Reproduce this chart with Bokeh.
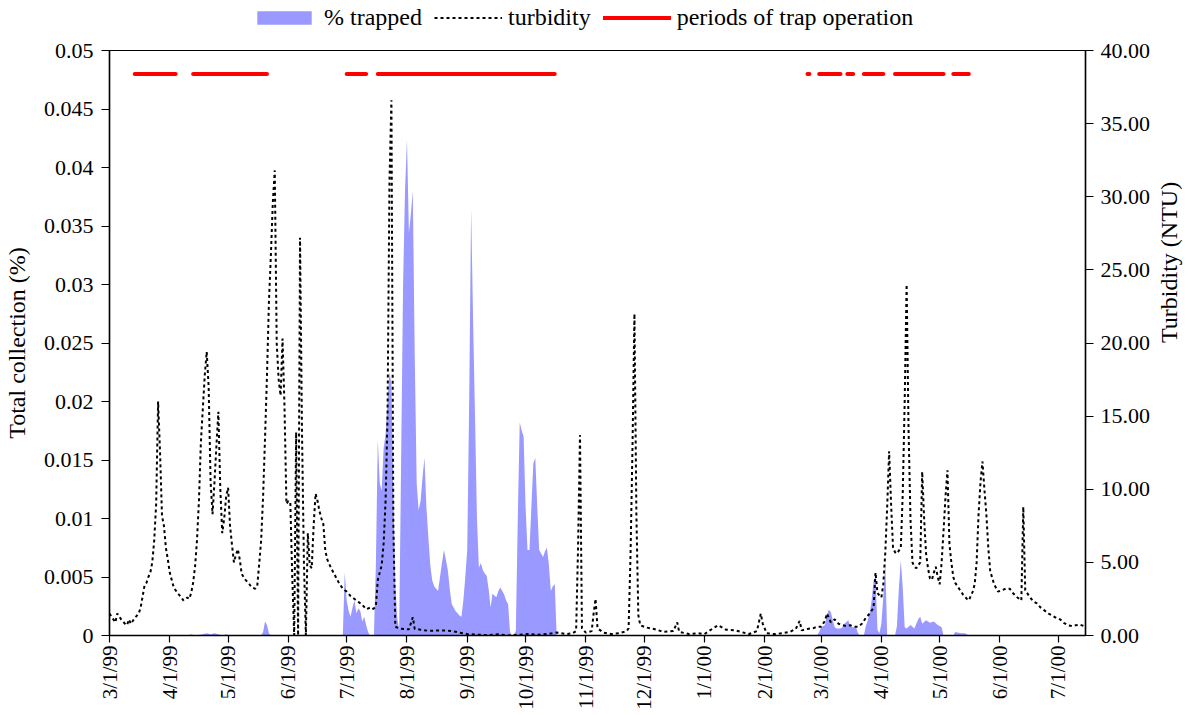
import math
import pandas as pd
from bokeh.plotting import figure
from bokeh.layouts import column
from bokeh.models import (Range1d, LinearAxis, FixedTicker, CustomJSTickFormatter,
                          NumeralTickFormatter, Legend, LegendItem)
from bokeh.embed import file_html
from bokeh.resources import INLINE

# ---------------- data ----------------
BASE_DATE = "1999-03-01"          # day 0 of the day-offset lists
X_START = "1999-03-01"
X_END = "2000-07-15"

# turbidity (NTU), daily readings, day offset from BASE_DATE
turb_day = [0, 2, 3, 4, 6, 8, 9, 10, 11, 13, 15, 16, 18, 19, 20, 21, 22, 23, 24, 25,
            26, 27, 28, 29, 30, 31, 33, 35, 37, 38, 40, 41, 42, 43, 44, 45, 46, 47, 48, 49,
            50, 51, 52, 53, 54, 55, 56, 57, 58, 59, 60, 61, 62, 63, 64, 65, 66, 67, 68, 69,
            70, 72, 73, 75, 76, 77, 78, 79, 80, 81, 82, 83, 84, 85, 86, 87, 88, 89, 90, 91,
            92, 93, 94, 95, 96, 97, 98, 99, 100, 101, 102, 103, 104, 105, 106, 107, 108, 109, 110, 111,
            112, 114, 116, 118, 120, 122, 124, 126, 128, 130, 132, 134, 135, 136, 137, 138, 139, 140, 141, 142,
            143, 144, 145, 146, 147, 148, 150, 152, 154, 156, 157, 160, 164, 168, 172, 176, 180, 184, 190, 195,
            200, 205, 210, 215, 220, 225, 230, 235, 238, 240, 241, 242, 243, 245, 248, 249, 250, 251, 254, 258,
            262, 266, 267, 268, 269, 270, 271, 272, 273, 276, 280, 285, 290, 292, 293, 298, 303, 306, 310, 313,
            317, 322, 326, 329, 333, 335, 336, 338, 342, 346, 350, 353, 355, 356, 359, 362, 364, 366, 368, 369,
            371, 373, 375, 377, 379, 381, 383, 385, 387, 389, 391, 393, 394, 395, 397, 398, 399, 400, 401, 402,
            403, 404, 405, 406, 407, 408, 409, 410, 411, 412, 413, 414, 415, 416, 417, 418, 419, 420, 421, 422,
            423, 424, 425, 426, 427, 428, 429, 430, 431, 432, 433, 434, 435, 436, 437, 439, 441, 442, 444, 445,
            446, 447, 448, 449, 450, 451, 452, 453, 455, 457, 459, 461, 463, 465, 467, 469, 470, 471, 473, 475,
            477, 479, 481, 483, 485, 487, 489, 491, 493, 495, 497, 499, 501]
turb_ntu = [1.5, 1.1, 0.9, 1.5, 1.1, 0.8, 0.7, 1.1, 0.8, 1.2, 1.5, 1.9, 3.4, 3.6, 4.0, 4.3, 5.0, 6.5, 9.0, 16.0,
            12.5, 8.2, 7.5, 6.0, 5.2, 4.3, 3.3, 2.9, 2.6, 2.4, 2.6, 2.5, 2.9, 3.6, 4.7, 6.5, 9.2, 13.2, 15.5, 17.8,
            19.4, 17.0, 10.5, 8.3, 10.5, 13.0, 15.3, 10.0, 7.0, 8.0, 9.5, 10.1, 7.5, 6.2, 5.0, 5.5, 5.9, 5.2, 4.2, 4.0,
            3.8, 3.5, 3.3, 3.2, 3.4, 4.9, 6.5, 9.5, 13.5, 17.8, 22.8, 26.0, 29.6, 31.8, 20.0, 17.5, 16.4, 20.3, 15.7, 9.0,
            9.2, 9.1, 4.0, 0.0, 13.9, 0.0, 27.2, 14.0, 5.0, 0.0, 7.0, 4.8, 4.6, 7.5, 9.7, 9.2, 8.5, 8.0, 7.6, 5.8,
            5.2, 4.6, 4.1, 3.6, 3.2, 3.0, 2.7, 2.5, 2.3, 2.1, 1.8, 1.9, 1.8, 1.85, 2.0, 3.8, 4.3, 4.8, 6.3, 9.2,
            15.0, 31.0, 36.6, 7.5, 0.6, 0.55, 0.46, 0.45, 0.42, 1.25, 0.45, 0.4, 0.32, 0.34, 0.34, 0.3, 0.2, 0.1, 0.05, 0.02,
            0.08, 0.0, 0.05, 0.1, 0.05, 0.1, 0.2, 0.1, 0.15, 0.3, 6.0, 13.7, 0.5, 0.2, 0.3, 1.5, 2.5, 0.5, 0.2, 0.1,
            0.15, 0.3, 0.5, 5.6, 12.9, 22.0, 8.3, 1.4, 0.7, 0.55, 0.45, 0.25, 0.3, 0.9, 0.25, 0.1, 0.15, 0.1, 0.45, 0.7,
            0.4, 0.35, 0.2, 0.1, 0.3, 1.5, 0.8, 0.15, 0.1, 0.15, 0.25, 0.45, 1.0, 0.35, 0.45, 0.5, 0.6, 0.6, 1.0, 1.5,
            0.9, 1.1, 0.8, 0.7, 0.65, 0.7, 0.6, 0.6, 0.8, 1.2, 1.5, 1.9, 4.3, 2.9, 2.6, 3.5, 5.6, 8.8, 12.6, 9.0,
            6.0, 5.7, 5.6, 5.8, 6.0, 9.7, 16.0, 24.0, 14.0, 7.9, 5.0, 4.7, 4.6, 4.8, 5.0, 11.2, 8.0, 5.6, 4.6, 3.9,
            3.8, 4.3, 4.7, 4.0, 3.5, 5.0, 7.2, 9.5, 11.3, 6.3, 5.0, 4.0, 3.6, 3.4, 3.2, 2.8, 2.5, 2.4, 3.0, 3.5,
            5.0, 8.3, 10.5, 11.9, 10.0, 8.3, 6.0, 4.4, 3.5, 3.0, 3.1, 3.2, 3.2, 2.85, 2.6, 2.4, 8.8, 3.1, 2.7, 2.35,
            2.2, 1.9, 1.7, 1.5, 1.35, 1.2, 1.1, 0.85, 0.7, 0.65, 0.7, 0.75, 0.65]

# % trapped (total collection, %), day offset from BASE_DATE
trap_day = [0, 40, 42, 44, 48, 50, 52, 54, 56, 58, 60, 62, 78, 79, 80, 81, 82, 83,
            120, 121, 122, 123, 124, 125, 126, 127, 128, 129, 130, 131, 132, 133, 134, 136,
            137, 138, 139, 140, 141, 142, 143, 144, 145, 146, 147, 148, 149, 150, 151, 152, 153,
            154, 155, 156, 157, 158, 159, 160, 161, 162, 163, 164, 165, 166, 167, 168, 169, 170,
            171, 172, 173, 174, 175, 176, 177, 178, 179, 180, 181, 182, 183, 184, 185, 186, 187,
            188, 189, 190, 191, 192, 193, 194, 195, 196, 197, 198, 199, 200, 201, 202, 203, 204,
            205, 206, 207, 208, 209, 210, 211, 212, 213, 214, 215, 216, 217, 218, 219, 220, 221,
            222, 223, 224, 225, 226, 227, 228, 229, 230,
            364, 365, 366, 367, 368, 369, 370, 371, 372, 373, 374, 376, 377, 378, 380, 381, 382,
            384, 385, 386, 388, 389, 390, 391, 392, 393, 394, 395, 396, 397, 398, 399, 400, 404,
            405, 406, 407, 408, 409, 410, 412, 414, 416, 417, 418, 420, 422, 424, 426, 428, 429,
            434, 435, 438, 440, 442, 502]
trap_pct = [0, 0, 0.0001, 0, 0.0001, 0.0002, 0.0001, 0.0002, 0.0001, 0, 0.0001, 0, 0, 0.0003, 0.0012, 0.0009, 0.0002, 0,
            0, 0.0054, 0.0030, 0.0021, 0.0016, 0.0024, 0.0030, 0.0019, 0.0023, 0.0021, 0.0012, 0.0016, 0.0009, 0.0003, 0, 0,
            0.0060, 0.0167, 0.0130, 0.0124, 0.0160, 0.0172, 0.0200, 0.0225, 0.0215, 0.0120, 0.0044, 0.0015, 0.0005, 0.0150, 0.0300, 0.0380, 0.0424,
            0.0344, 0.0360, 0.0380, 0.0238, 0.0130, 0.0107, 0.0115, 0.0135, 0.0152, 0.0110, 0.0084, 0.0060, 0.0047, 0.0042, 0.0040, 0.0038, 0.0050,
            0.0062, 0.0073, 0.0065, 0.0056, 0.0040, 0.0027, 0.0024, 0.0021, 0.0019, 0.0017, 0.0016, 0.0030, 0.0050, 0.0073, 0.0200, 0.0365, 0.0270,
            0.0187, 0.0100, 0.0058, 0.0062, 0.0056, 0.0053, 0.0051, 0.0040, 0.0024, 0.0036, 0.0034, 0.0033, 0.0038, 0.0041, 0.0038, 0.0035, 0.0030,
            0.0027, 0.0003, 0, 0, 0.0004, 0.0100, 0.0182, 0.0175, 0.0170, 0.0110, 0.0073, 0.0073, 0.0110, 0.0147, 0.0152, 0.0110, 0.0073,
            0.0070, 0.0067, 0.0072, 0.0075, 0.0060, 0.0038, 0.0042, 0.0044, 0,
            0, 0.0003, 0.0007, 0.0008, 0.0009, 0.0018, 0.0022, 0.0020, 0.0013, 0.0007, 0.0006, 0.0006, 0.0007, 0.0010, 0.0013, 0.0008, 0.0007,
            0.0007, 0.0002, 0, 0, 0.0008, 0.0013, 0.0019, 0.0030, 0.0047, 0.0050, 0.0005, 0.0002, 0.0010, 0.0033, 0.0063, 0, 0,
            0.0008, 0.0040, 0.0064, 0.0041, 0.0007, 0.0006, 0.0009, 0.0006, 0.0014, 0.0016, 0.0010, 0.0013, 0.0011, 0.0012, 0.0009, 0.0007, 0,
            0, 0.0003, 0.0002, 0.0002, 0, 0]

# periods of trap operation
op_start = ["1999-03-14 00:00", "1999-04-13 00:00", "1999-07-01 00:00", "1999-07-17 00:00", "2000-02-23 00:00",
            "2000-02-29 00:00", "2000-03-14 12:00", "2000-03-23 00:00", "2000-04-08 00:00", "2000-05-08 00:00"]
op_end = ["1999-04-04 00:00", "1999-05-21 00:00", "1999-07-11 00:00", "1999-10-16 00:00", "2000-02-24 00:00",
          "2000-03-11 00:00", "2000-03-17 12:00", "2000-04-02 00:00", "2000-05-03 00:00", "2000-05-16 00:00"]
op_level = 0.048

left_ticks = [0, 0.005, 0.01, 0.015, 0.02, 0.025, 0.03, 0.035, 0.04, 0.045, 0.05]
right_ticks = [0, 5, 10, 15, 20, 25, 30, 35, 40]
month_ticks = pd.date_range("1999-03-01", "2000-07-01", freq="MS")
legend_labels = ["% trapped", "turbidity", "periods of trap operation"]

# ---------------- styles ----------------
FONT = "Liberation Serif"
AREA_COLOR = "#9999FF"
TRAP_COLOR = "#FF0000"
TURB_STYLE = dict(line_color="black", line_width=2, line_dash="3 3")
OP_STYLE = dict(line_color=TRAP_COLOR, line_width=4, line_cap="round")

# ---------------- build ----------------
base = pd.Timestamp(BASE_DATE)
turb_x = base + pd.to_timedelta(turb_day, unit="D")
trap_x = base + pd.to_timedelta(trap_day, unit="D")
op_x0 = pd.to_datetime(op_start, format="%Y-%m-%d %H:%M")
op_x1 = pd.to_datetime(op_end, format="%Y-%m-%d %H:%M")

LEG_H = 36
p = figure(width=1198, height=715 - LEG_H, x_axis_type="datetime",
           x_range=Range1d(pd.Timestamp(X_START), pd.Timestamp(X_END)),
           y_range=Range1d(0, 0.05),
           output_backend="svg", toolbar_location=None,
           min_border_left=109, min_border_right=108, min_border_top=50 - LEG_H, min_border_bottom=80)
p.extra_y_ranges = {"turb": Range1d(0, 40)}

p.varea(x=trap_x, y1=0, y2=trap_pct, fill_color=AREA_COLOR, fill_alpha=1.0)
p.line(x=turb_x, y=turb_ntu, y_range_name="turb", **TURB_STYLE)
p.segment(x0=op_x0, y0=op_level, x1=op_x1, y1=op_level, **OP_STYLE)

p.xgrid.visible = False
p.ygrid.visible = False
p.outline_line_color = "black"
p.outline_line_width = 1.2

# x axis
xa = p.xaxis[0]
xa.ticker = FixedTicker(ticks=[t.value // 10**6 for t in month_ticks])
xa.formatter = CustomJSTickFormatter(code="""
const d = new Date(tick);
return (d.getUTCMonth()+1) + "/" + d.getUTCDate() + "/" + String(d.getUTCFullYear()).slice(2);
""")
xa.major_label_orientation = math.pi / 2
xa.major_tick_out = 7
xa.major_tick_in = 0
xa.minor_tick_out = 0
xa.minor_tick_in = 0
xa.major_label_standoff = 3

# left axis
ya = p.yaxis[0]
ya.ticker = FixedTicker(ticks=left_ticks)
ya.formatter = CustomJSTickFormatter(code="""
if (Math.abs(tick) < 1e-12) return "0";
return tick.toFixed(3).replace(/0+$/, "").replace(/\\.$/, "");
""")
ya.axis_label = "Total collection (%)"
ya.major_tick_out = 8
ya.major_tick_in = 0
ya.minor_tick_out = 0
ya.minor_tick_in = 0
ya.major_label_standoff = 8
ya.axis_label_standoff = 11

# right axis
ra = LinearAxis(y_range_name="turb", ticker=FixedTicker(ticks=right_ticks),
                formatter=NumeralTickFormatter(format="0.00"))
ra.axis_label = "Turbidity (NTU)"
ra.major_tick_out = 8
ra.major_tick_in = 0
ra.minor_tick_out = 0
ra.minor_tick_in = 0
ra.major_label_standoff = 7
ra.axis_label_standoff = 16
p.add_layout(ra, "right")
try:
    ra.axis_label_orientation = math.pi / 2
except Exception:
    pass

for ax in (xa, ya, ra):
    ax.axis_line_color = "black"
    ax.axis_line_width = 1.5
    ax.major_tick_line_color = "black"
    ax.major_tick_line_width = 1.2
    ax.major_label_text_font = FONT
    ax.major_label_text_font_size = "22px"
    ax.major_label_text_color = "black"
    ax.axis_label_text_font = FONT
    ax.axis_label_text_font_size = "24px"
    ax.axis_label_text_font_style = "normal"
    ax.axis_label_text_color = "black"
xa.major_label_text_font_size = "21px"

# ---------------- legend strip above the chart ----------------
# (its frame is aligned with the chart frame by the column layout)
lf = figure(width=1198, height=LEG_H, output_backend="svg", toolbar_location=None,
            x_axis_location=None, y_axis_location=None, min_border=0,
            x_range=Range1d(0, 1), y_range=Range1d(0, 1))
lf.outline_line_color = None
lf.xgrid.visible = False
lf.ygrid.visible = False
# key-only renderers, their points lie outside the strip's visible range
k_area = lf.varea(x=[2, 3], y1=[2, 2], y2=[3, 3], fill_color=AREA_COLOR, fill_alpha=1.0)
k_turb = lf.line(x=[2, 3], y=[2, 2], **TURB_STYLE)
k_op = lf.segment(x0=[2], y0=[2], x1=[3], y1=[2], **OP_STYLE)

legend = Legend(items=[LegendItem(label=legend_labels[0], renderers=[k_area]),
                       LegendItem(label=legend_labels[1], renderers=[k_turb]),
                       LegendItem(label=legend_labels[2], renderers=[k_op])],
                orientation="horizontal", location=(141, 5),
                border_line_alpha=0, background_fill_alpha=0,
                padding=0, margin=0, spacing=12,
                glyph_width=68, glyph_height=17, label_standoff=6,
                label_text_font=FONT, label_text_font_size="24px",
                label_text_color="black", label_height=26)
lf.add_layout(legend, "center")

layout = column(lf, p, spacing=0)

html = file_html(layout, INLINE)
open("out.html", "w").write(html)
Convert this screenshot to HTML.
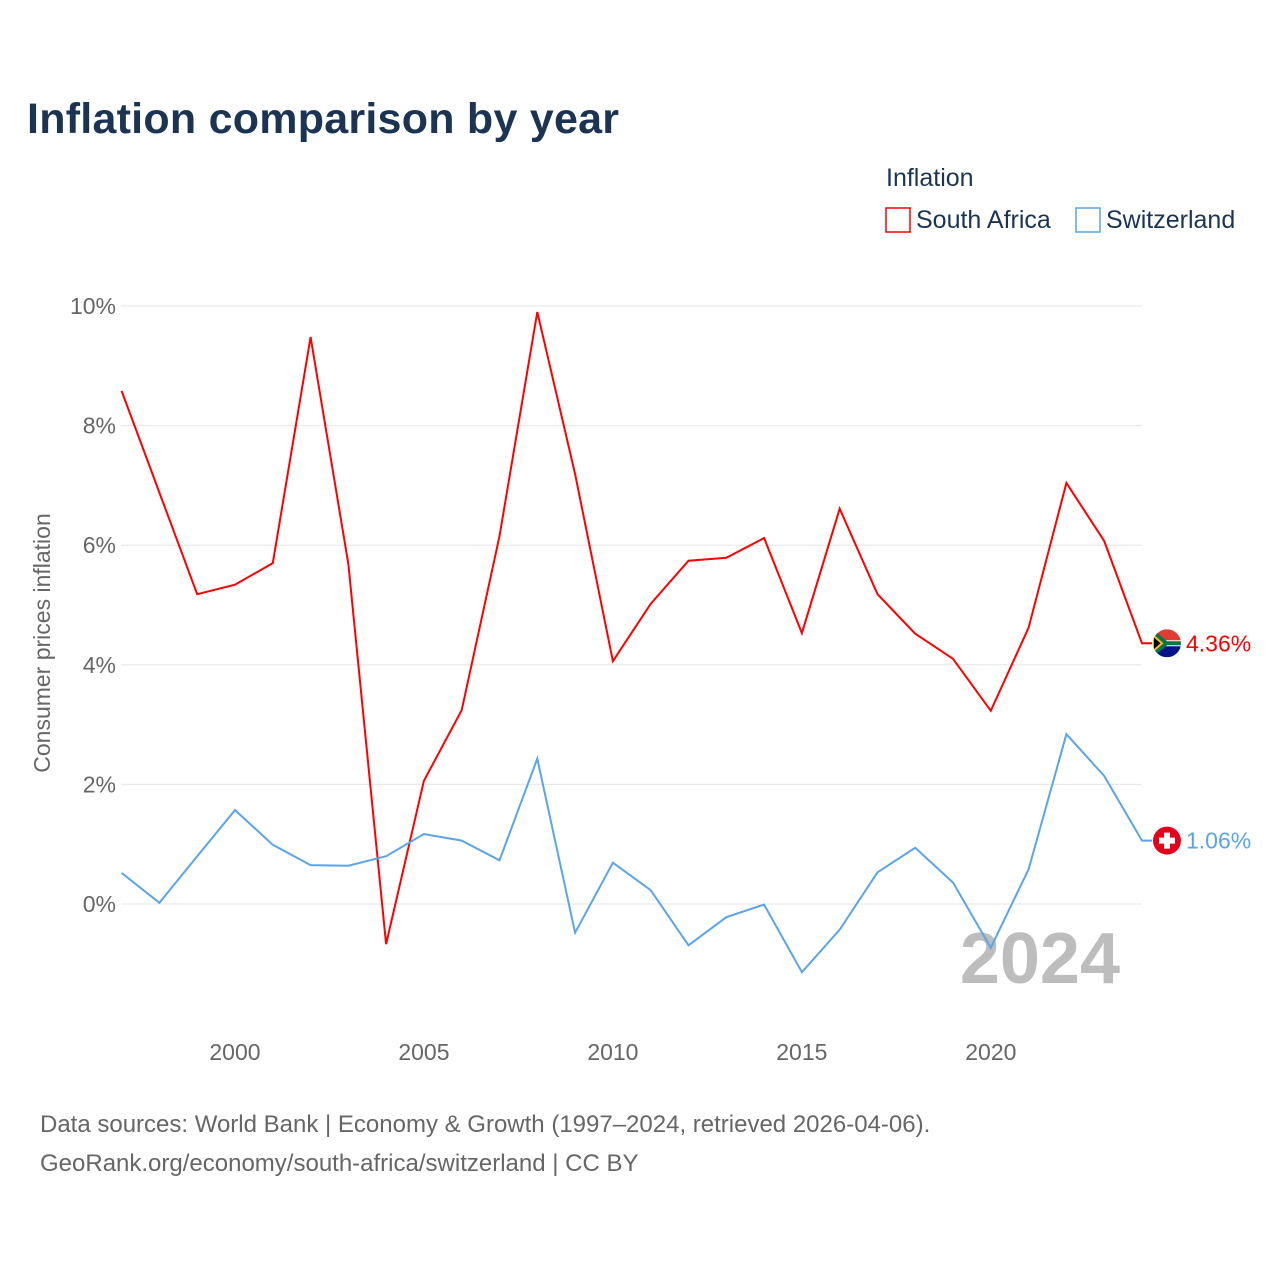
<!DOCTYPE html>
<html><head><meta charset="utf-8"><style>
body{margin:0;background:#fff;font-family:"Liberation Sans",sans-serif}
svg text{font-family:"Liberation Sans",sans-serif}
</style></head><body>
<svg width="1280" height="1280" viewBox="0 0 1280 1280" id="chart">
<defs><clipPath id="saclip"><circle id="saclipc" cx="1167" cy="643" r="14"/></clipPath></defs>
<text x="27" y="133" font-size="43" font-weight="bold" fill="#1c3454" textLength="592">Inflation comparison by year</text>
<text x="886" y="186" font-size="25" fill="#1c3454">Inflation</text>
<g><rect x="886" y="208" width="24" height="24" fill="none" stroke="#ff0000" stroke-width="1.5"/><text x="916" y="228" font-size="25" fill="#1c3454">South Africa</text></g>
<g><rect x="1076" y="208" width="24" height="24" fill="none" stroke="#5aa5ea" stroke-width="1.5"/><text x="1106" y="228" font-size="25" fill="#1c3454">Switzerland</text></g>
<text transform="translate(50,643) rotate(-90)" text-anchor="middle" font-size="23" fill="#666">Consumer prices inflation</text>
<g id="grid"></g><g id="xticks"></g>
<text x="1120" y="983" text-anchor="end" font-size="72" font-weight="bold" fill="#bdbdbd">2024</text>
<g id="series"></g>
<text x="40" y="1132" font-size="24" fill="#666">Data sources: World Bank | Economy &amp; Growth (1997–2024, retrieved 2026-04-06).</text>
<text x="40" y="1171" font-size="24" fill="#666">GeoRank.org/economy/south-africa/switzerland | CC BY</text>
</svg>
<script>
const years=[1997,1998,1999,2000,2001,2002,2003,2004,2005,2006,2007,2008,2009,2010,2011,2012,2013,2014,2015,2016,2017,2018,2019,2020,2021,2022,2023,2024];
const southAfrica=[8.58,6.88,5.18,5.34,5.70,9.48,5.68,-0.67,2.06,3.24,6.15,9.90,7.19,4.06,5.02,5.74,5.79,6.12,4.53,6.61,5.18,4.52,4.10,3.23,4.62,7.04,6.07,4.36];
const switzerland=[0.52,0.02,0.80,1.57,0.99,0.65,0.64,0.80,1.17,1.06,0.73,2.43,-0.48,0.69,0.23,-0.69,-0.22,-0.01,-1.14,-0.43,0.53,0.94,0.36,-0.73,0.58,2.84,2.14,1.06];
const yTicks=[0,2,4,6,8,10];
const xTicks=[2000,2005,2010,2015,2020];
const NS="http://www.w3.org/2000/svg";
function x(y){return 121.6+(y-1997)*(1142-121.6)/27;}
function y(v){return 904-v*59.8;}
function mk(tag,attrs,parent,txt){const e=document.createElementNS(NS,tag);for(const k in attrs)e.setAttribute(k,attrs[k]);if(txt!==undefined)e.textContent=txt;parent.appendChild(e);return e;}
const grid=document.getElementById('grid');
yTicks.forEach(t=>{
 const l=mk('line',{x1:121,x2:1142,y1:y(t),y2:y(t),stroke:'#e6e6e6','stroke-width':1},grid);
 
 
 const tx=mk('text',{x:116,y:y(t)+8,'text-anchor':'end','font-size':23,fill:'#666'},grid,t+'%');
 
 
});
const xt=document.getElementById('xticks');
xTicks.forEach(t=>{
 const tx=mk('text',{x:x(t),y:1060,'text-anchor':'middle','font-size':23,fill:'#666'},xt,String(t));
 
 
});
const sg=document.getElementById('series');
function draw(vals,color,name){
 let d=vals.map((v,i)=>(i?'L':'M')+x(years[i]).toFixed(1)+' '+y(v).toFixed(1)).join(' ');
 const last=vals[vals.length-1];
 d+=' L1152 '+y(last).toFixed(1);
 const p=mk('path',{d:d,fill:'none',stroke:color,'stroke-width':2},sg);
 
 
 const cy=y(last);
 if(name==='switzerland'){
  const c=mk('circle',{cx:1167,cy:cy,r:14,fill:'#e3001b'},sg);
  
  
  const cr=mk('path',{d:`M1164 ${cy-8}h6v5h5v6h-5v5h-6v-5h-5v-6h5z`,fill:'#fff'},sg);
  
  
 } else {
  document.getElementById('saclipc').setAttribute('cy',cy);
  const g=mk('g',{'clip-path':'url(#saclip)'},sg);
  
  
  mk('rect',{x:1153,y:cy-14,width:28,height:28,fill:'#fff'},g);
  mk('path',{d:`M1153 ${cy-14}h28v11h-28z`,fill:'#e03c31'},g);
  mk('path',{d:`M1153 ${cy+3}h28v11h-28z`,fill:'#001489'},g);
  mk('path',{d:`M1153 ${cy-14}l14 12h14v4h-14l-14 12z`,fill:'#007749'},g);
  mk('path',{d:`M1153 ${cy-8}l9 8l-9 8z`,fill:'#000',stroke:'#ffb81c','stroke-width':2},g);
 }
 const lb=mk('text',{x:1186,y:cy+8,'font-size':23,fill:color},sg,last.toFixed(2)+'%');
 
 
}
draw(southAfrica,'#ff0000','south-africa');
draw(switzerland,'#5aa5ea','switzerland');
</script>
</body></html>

------------------------

**What you will do**
Copy nothing but the lines from the top of the material through the line holding "from bokeh.resources import INLINE", exactly as written; omit pictures.

**Result for this task**
Reproduce this chart with Bokeh.
import math
import pandas as pd
from bokeh.plotting import figure
from bokeh.layouts import column
from bokeh.models import (Range1d, LinearAxis, FixedTicker, CustomJSTickFormatter,
                          NumeralTickFormatter, Legend, LegendItem)
from bokeh.embed import file_html
from bokeh.resources import INLINE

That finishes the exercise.